◆ TASK
Scan the records below for the line with "Convert this chart to React, TypeScript" and the line with "const yTicks = [0, 20, 40, 60];", and retype that range exactly, both ends included, pictures excepted.

Figure scripts:
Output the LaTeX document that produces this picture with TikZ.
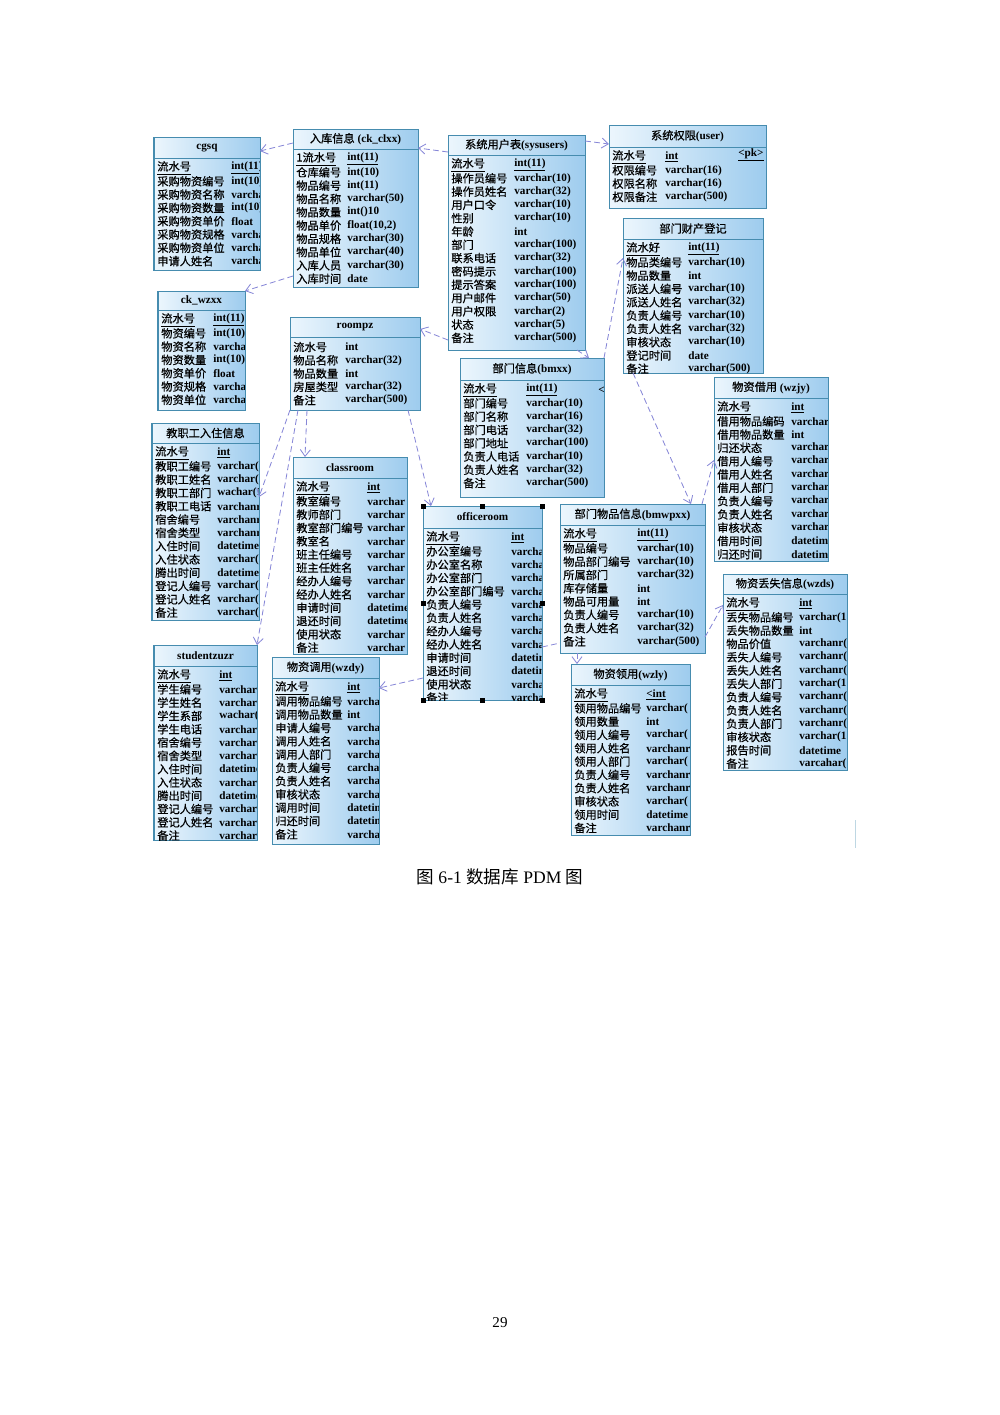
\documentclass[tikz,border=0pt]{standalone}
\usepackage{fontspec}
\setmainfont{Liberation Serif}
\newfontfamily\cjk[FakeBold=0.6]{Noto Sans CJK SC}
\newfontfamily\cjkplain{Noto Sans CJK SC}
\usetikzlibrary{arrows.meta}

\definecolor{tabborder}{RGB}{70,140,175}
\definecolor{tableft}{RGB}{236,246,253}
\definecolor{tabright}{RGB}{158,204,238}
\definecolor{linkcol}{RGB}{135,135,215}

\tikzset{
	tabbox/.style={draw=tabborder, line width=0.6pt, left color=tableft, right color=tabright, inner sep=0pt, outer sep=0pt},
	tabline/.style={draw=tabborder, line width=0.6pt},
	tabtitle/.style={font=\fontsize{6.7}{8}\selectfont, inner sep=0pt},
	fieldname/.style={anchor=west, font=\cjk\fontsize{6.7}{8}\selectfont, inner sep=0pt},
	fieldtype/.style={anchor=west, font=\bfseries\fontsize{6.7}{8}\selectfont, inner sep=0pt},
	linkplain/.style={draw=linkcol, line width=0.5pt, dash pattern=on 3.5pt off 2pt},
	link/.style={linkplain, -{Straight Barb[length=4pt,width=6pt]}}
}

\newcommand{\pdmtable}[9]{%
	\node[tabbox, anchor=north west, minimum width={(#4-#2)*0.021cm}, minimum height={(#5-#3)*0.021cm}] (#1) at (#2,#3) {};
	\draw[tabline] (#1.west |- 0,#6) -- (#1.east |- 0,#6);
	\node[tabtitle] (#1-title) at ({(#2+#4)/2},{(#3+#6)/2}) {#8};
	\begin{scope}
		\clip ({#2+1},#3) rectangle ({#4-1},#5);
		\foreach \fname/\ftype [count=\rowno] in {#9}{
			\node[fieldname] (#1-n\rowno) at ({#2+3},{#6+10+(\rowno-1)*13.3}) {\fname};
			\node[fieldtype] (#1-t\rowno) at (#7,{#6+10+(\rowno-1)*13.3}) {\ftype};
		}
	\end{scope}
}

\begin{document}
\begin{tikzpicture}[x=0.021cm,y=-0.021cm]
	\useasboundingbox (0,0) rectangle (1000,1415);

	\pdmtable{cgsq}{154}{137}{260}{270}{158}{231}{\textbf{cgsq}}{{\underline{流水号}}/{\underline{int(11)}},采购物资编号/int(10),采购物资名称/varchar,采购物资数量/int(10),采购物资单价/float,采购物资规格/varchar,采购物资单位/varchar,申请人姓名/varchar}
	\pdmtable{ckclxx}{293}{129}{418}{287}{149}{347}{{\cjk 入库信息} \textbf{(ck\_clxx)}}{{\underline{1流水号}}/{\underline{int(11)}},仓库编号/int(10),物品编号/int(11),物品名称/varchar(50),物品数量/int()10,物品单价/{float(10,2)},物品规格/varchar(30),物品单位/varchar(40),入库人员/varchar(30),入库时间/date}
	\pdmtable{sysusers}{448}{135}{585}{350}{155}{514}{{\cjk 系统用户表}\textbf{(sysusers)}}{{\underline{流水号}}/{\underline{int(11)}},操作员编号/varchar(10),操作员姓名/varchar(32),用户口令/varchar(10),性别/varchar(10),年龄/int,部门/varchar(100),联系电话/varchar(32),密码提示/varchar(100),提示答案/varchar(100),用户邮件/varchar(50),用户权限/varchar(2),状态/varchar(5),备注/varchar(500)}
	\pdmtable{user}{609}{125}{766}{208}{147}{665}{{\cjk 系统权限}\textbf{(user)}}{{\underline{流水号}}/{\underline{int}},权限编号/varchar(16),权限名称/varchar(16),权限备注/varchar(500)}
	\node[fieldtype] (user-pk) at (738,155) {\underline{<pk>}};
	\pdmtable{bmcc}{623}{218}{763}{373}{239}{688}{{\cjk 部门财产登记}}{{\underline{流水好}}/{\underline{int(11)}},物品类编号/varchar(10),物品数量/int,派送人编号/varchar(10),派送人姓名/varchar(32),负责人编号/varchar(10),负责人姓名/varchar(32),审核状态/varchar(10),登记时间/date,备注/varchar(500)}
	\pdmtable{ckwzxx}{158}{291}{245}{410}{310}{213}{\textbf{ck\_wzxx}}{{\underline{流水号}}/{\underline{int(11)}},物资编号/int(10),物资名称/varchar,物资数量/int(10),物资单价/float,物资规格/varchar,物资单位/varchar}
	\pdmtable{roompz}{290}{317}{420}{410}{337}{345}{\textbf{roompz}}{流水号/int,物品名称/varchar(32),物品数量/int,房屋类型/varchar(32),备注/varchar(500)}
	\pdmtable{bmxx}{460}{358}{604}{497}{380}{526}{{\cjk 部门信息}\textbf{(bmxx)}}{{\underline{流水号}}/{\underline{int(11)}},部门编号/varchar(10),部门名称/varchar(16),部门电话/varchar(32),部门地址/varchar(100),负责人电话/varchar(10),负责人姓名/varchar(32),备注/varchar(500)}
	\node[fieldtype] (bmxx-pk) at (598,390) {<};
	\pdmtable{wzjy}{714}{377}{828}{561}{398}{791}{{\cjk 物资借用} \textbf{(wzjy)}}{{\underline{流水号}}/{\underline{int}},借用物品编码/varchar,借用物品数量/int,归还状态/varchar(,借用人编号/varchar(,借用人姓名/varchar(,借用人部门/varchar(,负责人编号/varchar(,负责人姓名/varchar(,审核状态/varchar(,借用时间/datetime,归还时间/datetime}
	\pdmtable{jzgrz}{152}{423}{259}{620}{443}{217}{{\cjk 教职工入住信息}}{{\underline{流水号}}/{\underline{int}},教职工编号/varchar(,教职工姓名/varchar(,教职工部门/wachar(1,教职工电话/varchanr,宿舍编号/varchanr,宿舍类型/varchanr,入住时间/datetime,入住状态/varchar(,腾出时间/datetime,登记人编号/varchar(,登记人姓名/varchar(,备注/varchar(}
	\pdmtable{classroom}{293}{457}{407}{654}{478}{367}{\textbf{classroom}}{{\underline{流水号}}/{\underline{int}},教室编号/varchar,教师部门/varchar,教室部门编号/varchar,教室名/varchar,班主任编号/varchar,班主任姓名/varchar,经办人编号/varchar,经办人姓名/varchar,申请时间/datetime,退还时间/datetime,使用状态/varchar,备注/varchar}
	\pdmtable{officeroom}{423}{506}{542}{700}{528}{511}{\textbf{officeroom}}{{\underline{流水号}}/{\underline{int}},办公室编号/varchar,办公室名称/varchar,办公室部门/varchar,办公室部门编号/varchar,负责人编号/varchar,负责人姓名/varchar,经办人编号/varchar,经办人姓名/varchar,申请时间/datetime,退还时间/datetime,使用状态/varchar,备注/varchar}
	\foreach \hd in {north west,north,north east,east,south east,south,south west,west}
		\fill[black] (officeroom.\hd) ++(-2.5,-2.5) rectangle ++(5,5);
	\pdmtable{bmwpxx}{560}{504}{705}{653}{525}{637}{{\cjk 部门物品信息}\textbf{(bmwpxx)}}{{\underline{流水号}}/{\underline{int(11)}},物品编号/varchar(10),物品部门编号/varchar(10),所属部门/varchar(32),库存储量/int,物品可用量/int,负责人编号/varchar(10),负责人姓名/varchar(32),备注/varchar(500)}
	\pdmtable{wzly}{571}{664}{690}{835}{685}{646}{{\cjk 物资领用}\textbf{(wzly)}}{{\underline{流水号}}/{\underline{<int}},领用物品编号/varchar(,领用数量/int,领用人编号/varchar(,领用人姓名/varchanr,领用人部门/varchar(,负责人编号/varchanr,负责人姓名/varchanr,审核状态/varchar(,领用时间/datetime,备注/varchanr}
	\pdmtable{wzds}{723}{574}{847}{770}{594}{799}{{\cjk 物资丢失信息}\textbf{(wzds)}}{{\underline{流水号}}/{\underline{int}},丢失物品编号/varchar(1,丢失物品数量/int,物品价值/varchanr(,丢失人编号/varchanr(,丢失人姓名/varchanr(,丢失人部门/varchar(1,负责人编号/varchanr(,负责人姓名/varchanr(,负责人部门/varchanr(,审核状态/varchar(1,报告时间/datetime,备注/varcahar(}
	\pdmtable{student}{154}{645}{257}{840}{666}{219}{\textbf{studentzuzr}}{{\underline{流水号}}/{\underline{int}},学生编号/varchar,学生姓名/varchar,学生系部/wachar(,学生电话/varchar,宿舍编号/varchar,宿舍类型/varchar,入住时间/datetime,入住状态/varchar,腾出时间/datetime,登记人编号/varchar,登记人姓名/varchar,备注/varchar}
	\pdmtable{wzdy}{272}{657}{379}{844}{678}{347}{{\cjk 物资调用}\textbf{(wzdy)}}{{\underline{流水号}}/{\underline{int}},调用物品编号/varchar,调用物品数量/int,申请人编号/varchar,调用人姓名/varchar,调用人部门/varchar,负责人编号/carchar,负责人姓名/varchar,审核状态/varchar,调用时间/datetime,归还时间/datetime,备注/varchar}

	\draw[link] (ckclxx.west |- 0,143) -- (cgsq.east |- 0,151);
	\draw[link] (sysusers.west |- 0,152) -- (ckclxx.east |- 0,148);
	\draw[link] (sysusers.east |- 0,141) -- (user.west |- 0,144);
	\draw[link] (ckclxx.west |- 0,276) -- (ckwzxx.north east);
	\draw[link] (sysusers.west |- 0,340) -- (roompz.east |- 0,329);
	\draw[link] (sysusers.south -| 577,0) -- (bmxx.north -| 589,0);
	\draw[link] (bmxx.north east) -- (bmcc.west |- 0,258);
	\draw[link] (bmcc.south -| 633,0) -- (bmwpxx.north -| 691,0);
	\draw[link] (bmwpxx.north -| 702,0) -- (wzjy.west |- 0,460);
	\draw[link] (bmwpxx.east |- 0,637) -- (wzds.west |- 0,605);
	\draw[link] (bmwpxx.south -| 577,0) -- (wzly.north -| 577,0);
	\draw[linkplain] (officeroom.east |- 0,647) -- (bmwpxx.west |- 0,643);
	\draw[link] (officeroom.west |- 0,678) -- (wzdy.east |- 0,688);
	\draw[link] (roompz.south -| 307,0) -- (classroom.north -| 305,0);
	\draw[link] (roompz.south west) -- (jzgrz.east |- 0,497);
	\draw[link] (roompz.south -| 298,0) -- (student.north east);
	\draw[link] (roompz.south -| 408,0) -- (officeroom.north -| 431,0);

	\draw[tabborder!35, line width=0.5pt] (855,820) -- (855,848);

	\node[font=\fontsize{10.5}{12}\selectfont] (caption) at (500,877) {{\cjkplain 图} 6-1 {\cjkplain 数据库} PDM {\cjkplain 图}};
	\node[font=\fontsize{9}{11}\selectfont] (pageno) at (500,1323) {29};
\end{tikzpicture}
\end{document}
---
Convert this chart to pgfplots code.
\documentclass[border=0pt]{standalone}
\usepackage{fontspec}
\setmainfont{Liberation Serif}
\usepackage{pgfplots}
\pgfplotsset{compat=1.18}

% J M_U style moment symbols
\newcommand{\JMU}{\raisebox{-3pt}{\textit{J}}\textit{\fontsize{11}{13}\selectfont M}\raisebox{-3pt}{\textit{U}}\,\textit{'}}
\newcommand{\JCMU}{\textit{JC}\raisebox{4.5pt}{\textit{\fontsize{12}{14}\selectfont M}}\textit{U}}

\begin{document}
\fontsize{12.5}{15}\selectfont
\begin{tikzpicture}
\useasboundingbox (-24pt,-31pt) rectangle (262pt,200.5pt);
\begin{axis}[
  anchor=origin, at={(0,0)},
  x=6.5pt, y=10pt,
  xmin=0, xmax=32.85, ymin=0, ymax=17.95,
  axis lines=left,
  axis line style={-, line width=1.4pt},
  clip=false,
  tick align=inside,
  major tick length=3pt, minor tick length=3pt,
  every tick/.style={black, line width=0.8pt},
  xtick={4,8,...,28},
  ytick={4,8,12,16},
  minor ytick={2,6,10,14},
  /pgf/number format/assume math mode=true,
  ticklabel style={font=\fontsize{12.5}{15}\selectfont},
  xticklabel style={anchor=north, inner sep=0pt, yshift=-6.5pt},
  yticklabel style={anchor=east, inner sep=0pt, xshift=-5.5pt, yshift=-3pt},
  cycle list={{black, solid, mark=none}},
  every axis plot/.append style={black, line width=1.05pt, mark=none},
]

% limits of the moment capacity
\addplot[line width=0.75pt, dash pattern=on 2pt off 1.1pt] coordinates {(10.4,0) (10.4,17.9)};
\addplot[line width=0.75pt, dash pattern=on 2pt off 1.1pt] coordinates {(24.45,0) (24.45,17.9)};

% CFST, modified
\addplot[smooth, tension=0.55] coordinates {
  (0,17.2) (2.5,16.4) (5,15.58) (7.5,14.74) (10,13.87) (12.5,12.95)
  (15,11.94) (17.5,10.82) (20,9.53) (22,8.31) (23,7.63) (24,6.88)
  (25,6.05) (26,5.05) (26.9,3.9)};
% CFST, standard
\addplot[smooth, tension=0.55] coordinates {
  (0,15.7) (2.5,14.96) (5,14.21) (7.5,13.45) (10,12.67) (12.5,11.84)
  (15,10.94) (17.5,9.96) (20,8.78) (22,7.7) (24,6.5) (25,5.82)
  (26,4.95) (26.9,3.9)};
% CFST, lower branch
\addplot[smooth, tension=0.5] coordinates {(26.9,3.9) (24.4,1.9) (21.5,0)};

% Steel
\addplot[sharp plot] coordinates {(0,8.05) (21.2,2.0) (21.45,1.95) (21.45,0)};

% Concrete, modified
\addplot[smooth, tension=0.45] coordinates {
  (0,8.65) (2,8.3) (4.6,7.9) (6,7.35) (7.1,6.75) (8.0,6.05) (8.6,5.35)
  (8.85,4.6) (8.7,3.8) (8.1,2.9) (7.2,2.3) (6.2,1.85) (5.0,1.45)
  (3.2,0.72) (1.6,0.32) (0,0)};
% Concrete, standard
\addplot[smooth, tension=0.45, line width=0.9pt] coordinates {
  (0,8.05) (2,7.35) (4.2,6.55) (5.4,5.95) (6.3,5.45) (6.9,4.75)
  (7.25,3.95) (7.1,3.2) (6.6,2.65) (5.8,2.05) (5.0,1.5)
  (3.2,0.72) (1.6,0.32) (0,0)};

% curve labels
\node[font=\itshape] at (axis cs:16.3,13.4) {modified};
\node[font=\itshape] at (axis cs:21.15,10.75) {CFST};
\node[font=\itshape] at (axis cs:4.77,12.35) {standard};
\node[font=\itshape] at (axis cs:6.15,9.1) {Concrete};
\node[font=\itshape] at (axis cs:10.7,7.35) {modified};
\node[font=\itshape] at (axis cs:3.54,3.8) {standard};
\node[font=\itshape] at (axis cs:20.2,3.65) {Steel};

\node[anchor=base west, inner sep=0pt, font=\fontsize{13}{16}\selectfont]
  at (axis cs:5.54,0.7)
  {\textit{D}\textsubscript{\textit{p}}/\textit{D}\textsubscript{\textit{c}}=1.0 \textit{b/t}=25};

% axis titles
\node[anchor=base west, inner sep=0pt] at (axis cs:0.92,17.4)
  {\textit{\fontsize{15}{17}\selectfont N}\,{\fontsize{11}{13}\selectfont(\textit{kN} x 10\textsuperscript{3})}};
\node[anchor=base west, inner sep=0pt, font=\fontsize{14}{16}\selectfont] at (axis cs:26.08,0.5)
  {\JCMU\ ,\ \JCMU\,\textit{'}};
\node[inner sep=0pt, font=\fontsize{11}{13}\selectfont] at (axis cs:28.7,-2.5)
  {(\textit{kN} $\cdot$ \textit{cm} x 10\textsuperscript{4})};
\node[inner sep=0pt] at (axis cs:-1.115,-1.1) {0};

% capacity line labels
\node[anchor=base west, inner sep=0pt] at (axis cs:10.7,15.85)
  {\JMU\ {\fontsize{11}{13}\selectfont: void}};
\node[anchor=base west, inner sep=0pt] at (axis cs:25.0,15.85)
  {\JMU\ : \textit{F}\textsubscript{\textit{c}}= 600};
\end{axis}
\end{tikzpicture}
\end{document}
==
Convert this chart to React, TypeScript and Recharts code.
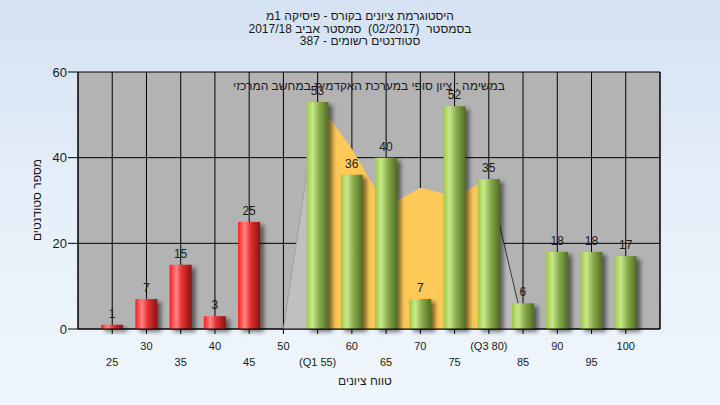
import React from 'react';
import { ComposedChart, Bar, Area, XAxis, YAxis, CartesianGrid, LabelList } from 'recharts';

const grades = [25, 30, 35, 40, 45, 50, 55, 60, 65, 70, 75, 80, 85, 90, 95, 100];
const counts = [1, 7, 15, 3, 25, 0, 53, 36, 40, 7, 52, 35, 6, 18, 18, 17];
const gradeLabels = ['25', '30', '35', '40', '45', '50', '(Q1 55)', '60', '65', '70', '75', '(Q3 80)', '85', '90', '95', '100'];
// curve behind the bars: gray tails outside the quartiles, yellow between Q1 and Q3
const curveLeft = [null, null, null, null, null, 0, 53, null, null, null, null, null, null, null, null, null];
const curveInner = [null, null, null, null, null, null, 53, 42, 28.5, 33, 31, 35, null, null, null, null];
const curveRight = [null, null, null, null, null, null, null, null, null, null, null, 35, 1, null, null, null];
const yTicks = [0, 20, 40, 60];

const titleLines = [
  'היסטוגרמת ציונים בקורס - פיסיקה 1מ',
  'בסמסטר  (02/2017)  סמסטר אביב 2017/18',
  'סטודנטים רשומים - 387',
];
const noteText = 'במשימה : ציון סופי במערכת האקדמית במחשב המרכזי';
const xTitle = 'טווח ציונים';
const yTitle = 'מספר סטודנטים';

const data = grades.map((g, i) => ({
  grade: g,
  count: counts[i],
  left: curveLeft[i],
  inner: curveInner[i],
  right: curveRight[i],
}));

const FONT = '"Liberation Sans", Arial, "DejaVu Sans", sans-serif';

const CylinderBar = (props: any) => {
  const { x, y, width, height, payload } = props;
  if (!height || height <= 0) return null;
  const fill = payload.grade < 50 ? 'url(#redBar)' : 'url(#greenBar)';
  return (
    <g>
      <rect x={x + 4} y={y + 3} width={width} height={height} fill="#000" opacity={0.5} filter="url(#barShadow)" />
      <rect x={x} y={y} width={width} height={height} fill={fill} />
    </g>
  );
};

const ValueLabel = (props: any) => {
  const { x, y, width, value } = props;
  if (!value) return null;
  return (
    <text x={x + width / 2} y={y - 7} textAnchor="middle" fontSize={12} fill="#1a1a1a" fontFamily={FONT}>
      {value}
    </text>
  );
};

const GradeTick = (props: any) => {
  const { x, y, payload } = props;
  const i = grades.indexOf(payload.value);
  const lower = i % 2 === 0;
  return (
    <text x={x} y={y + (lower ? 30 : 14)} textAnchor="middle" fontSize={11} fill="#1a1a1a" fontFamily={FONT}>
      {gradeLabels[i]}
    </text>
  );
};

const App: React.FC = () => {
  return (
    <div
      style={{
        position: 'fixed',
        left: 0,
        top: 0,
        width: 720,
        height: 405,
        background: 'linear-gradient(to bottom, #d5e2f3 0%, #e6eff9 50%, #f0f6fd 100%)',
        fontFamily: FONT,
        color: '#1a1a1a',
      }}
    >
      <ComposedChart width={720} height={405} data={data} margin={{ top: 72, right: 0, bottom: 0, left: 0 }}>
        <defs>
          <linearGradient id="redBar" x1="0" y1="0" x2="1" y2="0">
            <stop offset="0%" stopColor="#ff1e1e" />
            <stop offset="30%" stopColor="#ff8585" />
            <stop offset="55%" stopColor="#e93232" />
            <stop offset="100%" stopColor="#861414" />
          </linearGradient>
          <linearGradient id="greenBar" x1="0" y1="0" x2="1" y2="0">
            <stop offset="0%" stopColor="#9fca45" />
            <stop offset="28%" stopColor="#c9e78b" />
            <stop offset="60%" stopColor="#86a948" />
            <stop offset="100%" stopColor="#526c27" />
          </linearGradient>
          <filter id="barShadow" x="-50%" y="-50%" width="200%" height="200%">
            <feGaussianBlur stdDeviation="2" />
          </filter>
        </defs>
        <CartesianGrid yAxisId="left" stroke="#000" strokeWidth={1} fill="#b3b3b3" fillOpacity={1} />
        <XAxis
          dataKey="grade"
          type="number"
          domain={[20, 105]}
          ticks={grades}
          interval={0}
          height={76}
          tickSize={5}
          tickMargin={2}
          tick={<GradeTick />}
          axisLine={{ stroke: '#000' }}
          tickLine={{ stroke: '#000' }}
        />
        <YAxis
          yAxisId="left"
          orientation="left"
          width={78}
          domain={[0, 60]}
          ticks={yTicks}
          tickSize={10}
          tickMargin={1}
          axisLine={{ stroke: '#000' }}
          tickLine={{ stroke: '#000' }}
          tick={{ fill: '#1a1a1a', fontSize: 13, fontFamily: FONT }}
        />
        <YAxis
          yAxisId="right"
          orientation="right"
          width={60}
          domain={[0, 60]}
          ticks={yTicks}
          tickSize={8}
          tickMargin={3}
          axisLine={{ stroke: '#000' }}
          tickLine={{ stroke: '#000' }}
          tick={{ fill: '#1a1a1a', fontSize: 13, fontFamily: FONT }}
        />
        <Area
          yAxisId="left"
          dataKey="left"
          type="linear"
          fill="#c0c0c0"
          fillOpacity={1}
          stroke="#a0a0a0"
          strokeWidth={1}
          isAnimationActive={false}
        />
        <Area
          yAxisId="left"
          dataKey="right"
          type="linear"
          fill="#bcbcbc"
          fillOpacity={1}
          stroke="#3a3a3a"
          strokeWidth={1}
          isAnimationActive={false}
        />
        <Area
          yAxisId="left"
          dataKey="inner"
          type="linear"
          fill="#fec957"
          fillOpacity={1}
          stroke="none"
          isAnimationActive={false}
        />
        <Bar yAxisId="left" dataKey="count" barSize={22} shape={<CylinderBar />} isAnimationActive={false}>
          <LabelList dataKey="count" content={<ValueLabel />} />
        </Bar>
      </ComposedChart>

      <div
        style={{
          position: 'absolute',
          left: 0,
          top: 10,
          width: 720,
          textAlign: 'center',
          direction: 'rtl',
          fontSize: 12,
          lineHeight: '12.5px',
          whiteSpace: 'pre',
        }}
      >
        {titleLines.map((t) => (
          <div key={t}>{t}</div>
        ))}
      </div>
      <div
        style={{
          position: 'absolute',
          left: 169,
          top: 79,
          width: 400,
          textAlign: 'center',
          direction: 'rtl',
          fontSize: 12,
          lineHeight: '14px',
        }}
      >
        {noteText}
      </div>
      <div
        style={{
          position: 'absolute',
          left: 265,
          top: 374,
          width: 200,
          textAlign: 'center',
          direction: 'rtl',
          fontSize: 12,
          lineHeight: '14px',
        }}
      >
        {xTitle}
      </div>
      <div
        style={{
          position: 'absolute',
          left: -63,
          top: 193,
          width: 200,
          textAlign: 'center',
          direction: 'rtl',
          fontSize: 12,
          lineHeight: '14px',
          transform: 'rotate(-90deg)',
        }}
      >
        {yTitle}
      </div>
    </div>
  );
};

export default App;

◆ FINISHED EXERCISE
Convert this chart to React, TypeScript and Recharts code.
import React from 'react';
import { ComposedChart, Bar, Area, XAxis, YAxis, CartesianGrid, LabelList } from 'recharts';

const grades = [25, 30, 35, 40, 45, 50, 55, 60, 65, 70, 75, 80, 85, 90, 95, 100];
const counts = [1, 7, 15, 3, 25, 0, 53, 36, 40, 7, 52, 35, 6, 18, 18, 17];
const gradeLabels = ['25', '30', '35', '40', '45', '50', '(Q1 55)', '60', '65', '70', '75', '(Q3 80)', '85', '90', '95', '100'];
// curve behind the bars: gray tails outside the quartiles, yellow between Q1 and Q3
const curveLeft = [null, null, null, null, null, 0, 53, null, null, null, null, null, null, null, null, null];
const curveInner = [null, null, null, null, null, null, 53, 42, 28.5, 33, 31, 35, null, null, null, null];
const curveRight = [null, null, null, null, null, null, null, null, null, null, null, 35, 1, null, null, null];
const yTicks = [0, 20, 40, 60];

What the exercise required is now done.